IV- LE PROCES DE NANCY

1-Inculpés et chefs d’inculpation

Se superposant aux procédures en cours à propos de l’affaire PHILIPPOT, demande de révision, de libération, cassation, intervient le 8 juillet 1948 un arrêt de la chambre criminelle de la Cour de cassation qui stipule :

‘“ Vu la transmission de ladite demande de renvoi faite à la Cour par le GARDE DES SCEAUX, MINISTRE DE LA JUSTICE,…attendu qu’il existe au procès des motifs suffisants de renvoi pour cause tant de suspicion légitime que de sécurité publique ; ordonne que les susnommés PHILIPPOT, RICHARD, femme ACOUR, COLLAVINO, femme DUBAIL, GOBILLOT, NEYRINCK, PALAZZI, PAREL, PERRIER, PERRON, PIGUET, femme RAMAGE, RAVO, seront traduits devant la Cour d’Assises de la Meurthe-et-Moselle pour y être jugés sur les accusations portées contre eux- vols qualifiés, complicité, recel de vols qualifiés- par l’arrêt de la Chambre des Mises en Accusation de la Cour d’Appel de Dijon, en date du dix-sept juin 1947 ”.’

De ce fait, PHILIPPOT se retrouve inculpé pour une nouvelle affaire, alors que les procédures suivant la condamnation de 1945 se poursuivent. Cette fois, il ne s’agit plus d’accusations de dénonciation et d’assassinat mais de “ vols qualifiés ”. Le contraste apparaît d’emblée entre la lourdeur des accusations de 1945, avoir livré aux Allemands l’adjudant BOCHER, mort en déportation et exécuté sans motif Alice BITOUZET, et des affaires de prélèvements et réquisitions dissimulant des “ vols qualifiés ”. La liste des objets volés inclut de façon quelque peu triviale du lard et des fromages.

Une autre différence significative est ici le caractère collectif de l’accusation puisqu’il s’agit de huit personnes qui sont associées à PHILIPPOT. Or la liste présente de fortes singularités, qui donneront au procès une résonance particulière : six des inculpés furent déportés, dont trois ne revinrent pas des camps de la mort, COLLAVINO, NEYRINCK, PIGUET. Sans vergogne, en 1948, des procès sont donc intentés à des fantômes des camps de la mort. Parmi les trois autres figurent GOBILLOT et PALAZZI, fondateurs avec Henri CAMP du maquis BOURGOGNE, officiers FFI, déportés. Cet aspect amène quasi inévitablement la défense à mettre l’accent sur la dimension de victimes de la majorité des inculpés, s’indignant à juste titre de la présence dans l’arrêt de la Cour de Cassation de victimes du système concentrationnaire. Pour sa part, l’importance des accusés survivants exclut une interprétation limitant les faits à des dérives marginales, dues à des desperados incontrôlés.

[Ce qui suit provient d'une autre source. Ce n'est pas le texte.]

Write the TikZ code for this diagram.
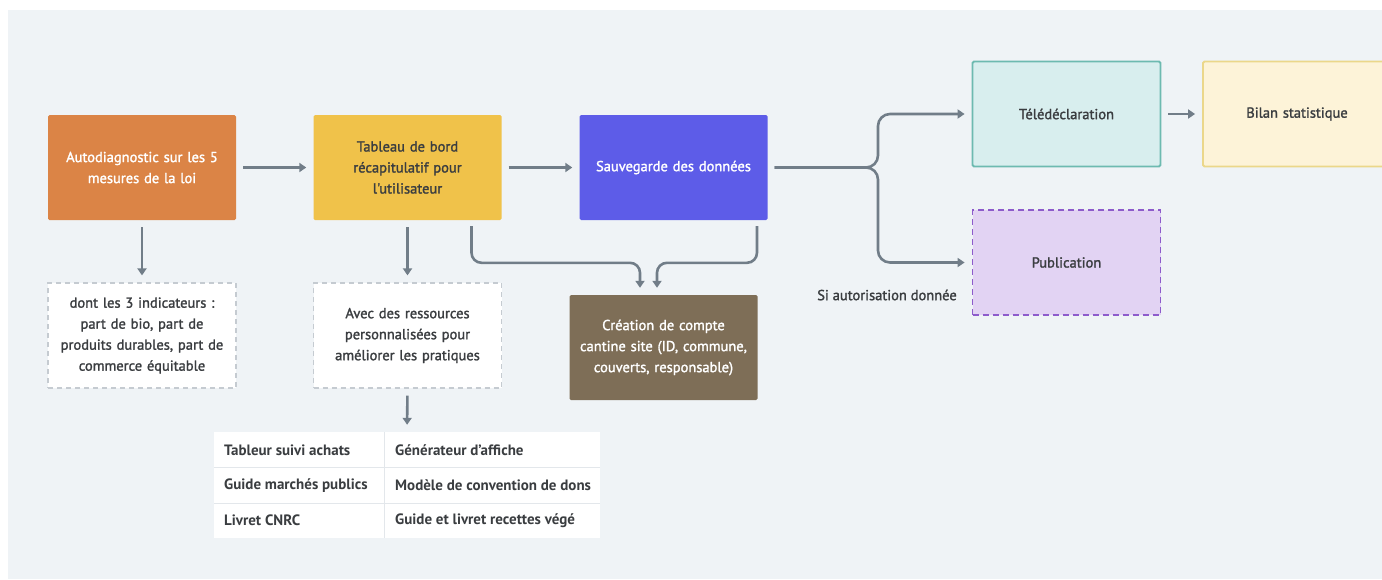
\documentclass[tikz,border=0pt]{standalone}
\usepackage{fontspec}
\setmainfont{PT Sans}
\newfontfamily\medfont[FakeBold=1.6]{PT Sans}
\usetikzlibrary{arrows.meta,calc}
\definecolor{bg}{HTML}{EFF3F6}
\definecolor{conn}{HTML}{717D88}
\definecolor{txt}{HTML}{3A3D40}
\definecolor{orangeb}{HTML}{DB8446}
\definecolor{yellowb}{HTML}{F0C24A}
\definecolor{blueb}{HTML}{5D5CE8}
\definecolor{brownb}{HTML}{7E6E57}
\definecolor{tealf}{HTML}{D8EEEE}
\definecolor{teald}{HTML}{6DBAB0}
\definecolor{creamf}{HTML}{FDF3D8}
\definecolor{creamd}{HTML}{EBD78A}
\definecolor{purplef}{HTML}{E2D3F3}
\definecolor{purpled}{HTML}{8D5BCB}
\definecolor{dashg}{HTML}{C5CBD1}
\definecolor{tline}{HTML}{E3E7EB}
\tikzset{
  box/.style={rectangle, minimum width=186pt, minimum height=105pt, align=center,
    font=\medfont\fontsize{14.5}{21}\selectfont, inner sep=4pt, text width=180pt},
  solidbox/.style={box, draw=none, rounded corners=1.5pt},
  notebox/.style={box, fill=white, draw=dashg, line width=1.2pt, dash pattern=on 5pt off 4pt, text=txt},
  conn/.style={draw=conn, line width=2.6pt, -{Triangle[length=7pt,width=9pt]}},
  gap/.style={shorten <=7pt, shorten >=7pt},
  cell/.style={anchor=west, font=\bfseries\fontsize{15}{16}\selectfont, text=txt, inner sep=0pt},
}
\begin{document}
\begin{tikzpicture}[x=1pt,y=-1pt]
\useasboundingbox (0,0) rectangle (1382,579);
\fill[white] (0,0) rectangle (1382,579);
\fill[bg] (8,10) rectangle (1382,579);

\node[solidbox, fill=orangeb, text=white] (auto) at (142,167.5) {Autodiagnostic sur les 5\\mesures de la loi};
\node[solidbox, fill=yellowb, text=txt] (tab) at (407.5,167.5) {Tableau de bord\\récapitulatif pour\\l'utilisateur};
\node[solidbox, fill=blueb, text=white] (sauv) at (673.5,167.5) {Sauvegarde des données};
\node[box, fill=tealf, draw=teald, line width=1.8pt, rounded corners=1.5pt, text=txt] (tele) at (1066.5,114) {Télédéclaration};
\node[box, fill=creamf, draw=creamd, line width=1.8pt, rounded corners=1.5pt, text=txt] (bilan) at (1297,114) {Bilan statistique};
\node[box, fill=purplef, draw=purpled, line width=1.8pt, dash pattern=on 6pt off 4pt, text=txt] (pub) at (1066.5,262.5) {Publication};
\node[font=\medfont\fontsize{14.5}{16}\selectfont, text=txt] (si) at (887,295) {Si autorisation donnée};

\node[notebox] (dont) at (142,335.5) {dont les 3 indicateurs :\\part de bio, part de\\produits durables, part de\\commerce équitable};
\node[notebox] (avec) at (407.5,335.5) {Avec des ressources\\personnalisées pour\\améliorer les pratiques};
\node[solidbox, fill=brownb, text=white] (crea) at (663.5,347.5) {Création de compte\\cantine site (ID, commune,\\couverts, responsable)};

% resource table
\node[rectangle, fill=white, minimum width=386pt, minimum height=106pt, inner sep=0pt] (tbl) at (407,485) {};
\draw[tline, line width=1pt] (384,432) -- (384,538);
\draw[tline, line width=1pt] (214,467.5) -- (600,467.5);
\draw[tline, line width=1pt] (214,503) -- (600,503);
\node[cell] (c11) at (224,450) {Tableur suivi achats};
\node[cell] (c12) at (395,450) {Générateur d'affiche};
\node[cell] (c21) at (224,485.5) {Guide marchés publics};
\node[cell] (c22) at (395,485.5) {Modèle de convention de dons};
\node[cell] (c31) at (224,520.5) {Livret CNRC};
\node[cell] (c32) at (395,520.5) {Guide et livret recettes végé};

% connectors
\draw[conn, gap] (auto.east) -- (tab.west);
\draw[conn, gap] (tab.east) -- (sauv.west);
\draw[conn, gap] (auto.south) -- (dont.north);
\draw[conn, gap] (tab.south) -- (avec.north);
\draw[conn, gap] (avec.south) -- (tbl.north);
\draw[conn, gap] (tele.east) -- (bilan.west);
\draw[conn, rounded corners=10pt] ([xshift=64pt,yshift=-6pt]tab.south) |- ([xshift=-23.5pt,yshift=32pt]crea.north) -- ([xshift=-23.5pt,yshift=7pt]crea.north);
\draw[conn, rounded corners=10pt] ([xshift=83.5pt,yshift=-6pt]sauv.south) |- ([xshift=-6.5pt,yshift=32pt]crea.north) -- ([xshift=-6.5pt,yshift=7pt]crea.north);
\coordinate (split) at (878,167.5);
\draw[conn, rounded corners=12pt, shorten >=7pt] ([xshift=7pt]sauv.east) -- (split) |- (tele.west);
\draw[conn, rounded corners=12pt, shorten >=7pt] ([xshift=7pt]sauv.east) -- (split) |- (pub.west);
\end{tikzpicture}
\end{document}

Telle qu’elle est formulée, l’accusation apparaît donc banale, portant sur des faits dérisoires par rapport aux enjeux de tant de procès d’après-guerre et au rôle des inculpés ; décalée par sa forte postériorité aux faits ; déplacée, tant la référence à l’ordre public de l’arrêté de renvoi peut surprendre, concernant des morts ou des survivants, dont l’un est déjà aux mains de l’appareil carcéral.

De ce fait, la campagne d’opinion autour du procès en faveur des inculpés put se déployer en portant quasi exclusivement sur ces aspects, en se gardant bien d’affronter la réalité des questions soulevées sur les difficultés internes de la Résistance.

L’autre conséquence est que les débats autour et dans le procès portèrent plus sur des questions déjà jugées, comme les chefs d’accusation contre PHILIPPOT de 1945 ou plus globalement l'attitude de l’appareil judiciaire pendant et après la Libération. De ce fait ce procès, bien au-delà de ses propres enjeux, touche à des questions majeures de la période.